最近感じているのは、ライフワークとして続けている古老への聞き取りが、継承体験としての可能性を有しているのではないかということだ。聞き取りの現場はいつも感動に満ちていて、10年以上前にお伺いした話が、幼少時の記憶のように突然蘇ることがある。その直感がきっかけとなり導かれるようにして、次なる出会いと感動につながっていく。伝承には、文字による記録と、体験的な記憶があるが、後者こそが本来の伝承であると断言したい。
ほどかれた絆を結び直し
未来へつなぐ
しかし悲しいかな、この10年間で、何人の古老たちが旅立ってしまったことだろう。急がなくてはいけない。あと何年、自給自足時代の体験者たちに聞き取りができるだろう。その危機感が決意させたのが、昨年末の大和高原民俗文化研究団の結成だった。研究団といっても、学究的なメンバーが集まっているわけではなく、実質、何の規則もない。ただ私の聞き取り取材に同行を希望される方、そして身近な古老たちへの聞き取りを希望される方が入ってくださっている。
研究団という看板を掲げているものの、めざしているのは、古老たちとの心の交流だ。聞き取りの現場では、古老たちの話が深まるにつれ、感動して思わず涙ぐむ若いメンバーもいる。きっと何十年か後、思い出されたこの体験が芽を出し、孫世代に語られるときがくるだろう。

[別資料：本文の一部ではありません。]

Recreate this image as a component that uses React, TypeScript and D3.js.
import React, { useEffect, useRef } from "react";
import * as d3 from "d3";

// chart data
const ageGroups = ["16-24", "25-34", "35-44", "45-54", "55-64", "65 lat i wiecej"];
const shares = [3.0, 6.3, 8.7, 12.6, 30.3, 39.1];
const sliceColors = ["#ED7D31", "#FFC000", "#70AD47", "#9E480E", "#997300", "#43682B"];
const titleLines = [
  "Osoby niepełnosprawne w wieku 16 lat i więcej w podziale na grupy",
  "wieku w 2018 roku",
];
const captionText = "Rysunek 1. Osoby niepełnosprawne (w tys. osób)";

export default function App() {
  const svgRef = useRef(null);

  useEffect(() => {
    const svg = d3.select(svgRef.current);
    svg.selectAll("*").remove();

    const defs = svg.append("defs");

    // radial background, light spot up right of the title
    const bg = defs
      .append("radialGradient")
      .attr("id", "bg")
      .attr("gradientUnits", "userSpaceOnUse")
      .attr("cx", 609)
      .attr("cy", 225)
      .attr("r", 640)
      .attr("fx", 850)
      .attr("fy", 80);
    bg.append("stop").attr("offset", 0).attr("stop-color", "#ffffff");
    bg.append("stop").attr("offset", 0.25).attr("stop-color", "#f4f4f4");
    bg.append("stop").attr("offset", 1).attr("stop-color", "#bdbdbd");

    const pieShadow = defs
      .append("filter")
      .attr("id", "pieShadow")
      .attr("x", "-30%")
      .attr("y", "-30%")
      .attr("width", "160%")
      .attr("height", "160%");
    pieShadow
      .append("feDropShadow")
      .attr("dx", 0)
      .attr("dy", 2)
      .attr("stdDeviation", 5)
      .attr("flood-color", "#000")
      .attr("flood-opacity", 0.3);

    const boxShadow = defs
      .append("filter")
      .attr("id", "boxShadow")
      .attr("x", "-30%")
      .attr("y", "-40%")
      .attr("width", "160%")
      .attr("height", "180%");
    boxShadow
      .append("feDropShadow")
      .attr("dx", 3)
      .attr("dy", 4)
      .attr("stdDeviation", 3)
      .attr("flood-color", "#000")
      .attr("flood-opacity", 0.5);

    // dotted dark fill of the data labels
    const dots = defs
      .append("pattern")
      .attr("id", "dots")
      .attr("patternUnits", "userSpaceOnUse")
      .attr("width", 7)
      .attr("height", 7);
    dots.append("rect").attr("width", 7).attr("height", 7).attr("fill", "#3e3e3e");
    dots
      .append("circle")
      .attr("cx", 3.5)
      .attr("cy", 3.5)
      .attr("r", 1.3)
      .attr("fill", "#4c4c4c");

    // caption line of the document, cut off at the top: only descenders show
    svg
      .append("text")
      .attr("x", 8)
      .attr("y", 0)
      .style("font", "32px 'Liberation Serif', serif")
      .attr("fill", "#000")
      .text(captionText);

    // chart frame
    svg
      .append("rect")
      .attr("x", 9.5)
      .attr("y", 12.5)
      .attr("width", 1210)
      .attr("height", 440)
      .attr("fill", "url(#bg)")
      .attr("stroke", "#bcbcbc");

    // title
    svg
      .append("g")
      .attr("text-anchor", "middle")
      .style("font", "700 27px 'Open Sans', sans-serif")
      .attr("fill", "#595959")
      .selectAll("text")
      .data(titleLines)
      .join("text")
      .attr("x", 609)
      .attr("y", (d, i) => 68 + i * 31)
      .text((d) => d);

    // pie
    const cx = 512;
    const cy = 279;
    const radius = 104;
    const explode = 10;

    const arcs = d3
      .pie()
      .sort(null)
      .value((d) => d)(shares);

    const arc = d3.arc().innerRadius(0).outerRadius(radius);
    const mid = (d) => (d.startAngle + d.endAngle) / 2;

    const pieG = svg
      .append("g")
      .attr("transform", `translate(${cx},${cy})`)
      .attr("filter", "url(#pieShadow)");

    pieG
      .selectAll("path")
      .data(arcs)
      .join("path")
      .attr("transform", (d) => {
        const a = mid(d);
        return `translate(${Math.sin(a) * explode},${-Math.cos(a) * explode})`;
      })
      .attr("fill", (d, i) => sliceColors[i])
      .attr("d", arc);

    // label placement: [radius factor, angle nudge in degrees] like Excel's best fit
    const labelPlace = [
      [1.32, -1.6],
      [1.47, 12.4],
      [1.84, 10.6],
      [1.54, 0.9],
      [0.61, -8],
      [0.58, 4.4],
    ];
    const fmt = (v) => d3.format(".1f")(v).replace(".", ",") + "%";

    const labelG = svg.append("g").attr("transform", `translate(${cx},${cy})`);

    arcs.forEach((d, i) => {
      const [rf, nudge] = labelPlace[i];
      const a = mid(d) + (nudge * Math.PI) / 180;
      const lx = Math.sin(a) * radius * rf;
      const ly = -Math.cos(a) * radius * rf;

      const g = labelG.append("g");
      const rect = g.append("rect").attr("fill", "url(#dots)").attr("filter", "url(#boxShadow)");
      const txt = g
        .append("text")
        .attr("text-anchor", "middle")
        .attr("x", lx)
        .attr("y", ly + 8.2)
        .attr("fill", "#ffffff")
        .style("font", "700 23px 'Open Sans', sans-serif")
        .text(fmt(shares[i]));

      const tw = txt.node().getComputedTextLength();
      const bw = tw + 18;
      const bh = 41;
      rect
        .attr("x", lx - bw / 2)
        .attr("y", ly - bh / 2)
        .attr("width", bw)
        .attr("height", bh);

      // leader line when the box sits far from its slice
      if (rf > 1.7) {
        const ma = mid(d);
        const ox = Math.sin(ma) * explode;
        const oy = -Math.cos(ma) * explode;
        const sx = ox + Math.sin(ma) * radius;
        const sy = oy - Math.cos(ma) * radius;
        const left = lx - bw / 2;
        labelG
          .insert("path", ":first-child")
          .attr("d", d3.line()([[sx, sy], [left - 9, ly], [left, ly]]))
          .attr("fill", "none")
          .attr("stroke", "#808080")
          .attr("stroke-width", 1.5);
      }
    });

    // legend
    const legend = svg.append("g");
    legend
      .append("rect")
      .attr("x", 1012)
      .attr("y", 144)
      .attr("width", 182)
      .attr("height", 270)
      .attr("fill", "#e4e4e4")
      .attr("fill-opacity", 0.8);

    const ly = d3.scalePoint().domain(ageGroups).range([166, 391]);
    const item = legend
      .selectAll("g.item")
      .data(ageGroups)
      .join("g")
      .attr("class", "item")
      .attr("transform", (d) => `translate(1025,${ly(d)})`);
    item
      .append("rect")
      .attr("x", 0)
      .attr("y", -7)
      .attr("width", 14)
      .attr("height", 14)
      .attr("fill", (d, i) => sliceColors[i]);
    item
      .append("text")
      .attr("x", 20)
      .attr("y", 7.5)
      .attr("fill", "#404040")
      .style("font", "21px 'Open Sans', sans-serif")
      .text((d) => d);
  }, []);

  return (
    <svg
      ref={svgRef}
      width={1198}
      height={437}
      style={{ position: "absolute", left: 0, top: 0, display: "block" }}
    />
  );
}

ほどかれた絆を新しく編み直す作業は、とても小さく地味な作業の連続である。しかしその源には、大いなる生命の胎動がある。
心を開き、心で語ろう。
そこからきっと心は伝わっていく。
孫の孫の孫、七代先へ。
*佐藤一子「文化創造的営為としての昔話の口承活動」
近藤夏織子(こんどう・なおこ)
医学書出版社に在籍後、フリーに。大和高原に暮らしながら、民俗学を中心にノンジャンルの取材と執筆活動、音楽活動を行う。「webチルチンびと広場」で「七代先につなげたい、先人の心」を連載中。